◆ **AIM**: Don't include pictures. Quote the lines below from the first through the line that contains "from matplotlib.lines import Line2D".
==== ENTRIES ====
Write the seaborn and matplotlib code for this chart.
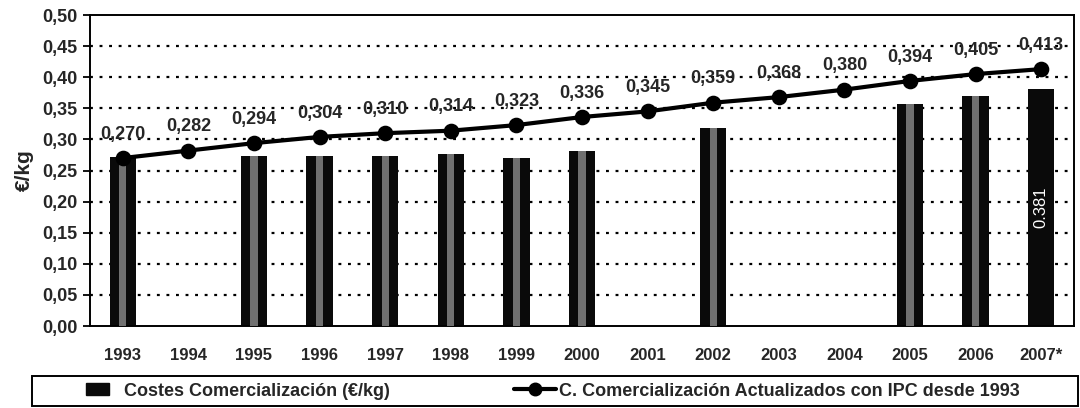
import numpy as np
import pandas as pd
import matplotlib
matplotlib.use("Agg")
import matplotlib.pyplot as plt
import seaborn as sns
from matplotlib.patches import Patch, Rectangle
from matplotlib.lines import Line2D

years = ["1993", "1994", "1995", "1996", "1997", "1998", "1999", "2000",
         "2001", "2002", "2003", "2004", "2005", "2006", "2007*"]
costes = [0.271, np.nan, 0.274, 0.274, 0.274, 0.276, 0.270, 0.282,
          np.nan, 0.319, np.nan, np.nan, 0.357, 0.370, 0.381]
ipc = [0.270, 0.282, 0.294, 0.304, 0.310, 0.314, 0.323, 0.336,
       0.345, 0.359, 0.368, 0.380, 0.394, 0.405, 0.413]
ipc_labels = ["0,270", "0,282", "0,294", "0,304", "0,310", "0,314", "0,323", "0,336",
              "0,345", "0,359", "0,368", "0,380", "0,394", "0,405", "0,413"]
yticks = [0.0, 0.05, 0.10, 0.15, 0.20, 0.25, 0.30, 0.35, 0.40, 0.45, 0.50]

sns.set_theme(style="white")
plt.rcParams["font.family"] = ["Liberation Sans", "DejaVu Sans"]
plt.rcParams["font.weight"] = "bold"

df = pd.DataFrame({"year": years, "costes": costes, "ipc": ipc})

fig = plt.figure(figsize=(10.8, 4.08), dpi=100)
ax = fig.add_axes([90 / 1080, 1 - 326 / 408, 984 / 1080, 311 / 408])

sns.barplot(data=df, x="year", y="costes", order=years, color="#0a0a0a",
            width=0.4, saturation=1, linewidth=0, ax=ax, zorder=2)
# lighter centre stripe imitating the textured fill (not on last bar)
stripe = df.copy()
stripe.loc[stripe.index[-1], "costes"] = np.nan
sns.barplot(data=stripe, x="year", y="costes", order=years, color="#707070",
            width=0.11, saturation=1, linewidth=0, ax=ax, zorder=3)

sns.pointplot(data=df, x="year", y="ipc", order=years, color="black",
              markers="o", markersize=9, linewidth=3, ax=ax, zorder=5)

for i, (v, lab) in enumerate(zip(ipc, ipc_labels)):
    ax.annotate(lab, (i, v), xytext=(0, 11), textcoords="offset points",
                ha="center", va="bottom", fontsize=13, fontweight="bold", zorder=6)

ax.text(14, costes[-1] / 2, "0.381", rotation=90, color="white", ha="center",
        va="center", fontsize=12, fontweight="normal", zorder=6)

ax.set_ylim(0, 0.5)
ax.set_xlim(-0.5, 14.5)
ax.set_yticks(yticks)
ax.set_yticklabels([f"{t:.2f}".replace(".", ",") for t in yticks],
                   fontsize=13, fontweight="bold")
ax.set_xticks(range(len(years)))
ax.set_xticklabels(years, fontsize=12, fontweight="bold")
ax.set_xticks(np.arange(-0.5, 15, 1), minor=True)
ax.tick_params(axis="x", which="major", length=0, pad=16)
ax.tick_params(axis="x", which="minor", length=5, width=1.3, direction="out", color="black")
ax.tick_params(axis="y", length=5, width=1.3, direction="out", color="black", left=True, pad=4)
ax.set_xlabel("")
ax.set_ylabel("€/kg", fontsize=15, fontweight="bold", labelpad=6)
for y in yticks[1:-1]:
    ax.axhline(y, color="black", linestyle=(0, (1.3, 3)), linewidth=1.6, zorder=1)
for s in ax.spines.values():
    s.set_visible(True)
    s.set_color("black")
    s.set_linewidth(1.4)

# legend box
fig.add_artist(Rectangle((32 / 1080, 2 / 408), 1046 / 1080, 30 / 408,
                         transform=fig.transFigure, fill=False,
                         edgecolor="black", linewidth=1.4))
leg1 = fig.legend([Patch(facecolor="#0a0a0a", edgecolor="#0a0a0a")],
                  ["Costes Comercialización (€/kg)"],
                  loc="center left", bbox_to_anchor=(86 / 1080, 17 / 408),
                  frameon=False, prop={"weight": "bold", "size": 13},
                  handlelength=1.3, handleheight=0.6, handletextpad=0.8,
                  borderpad=0, borderaxespad=0)
leg2 = fig.legend([Line2D([0], [0], color="black", marker="o", markersize=9, linewidth=3)],
                  ["C. Comercialización Actualizados con IPC desde 1993"],
                  loc="center left", bbox_to_anchor=(514 / 1080, 17 / 408),
                  frameon=False, prop={"weight": "bold", "size": 13},
                  handlelength=2.3, handletextpad=0.2,
                  borderpad=0, borderaxespad=0)

fig.savefig("out.png", dpi=100)
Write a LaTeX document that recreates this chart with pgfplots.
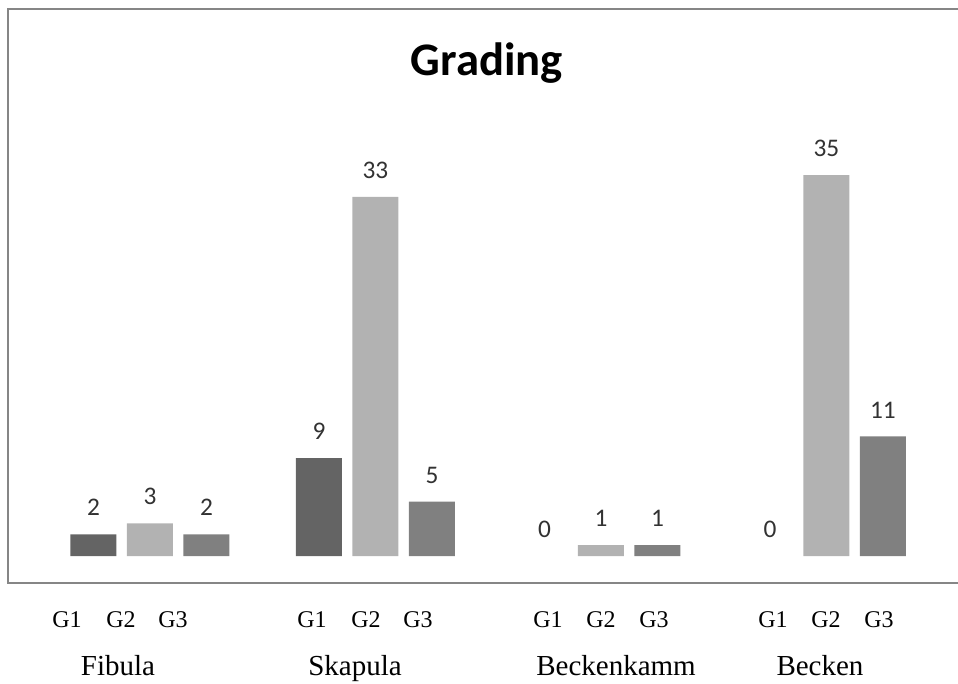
====
◆ **SOLUTION TO THE EXERCISE**:
Write the seaborn and matplotlib code for this chart.
import numpy as np
import pandas as pd
import matplotlib
matplotlib.use("Agg")
import matplotlib.pyplot as plt
import seaborn as sns
from matplotlib.patches import Patch, Rectangle
from matplotlib.lines import Line2D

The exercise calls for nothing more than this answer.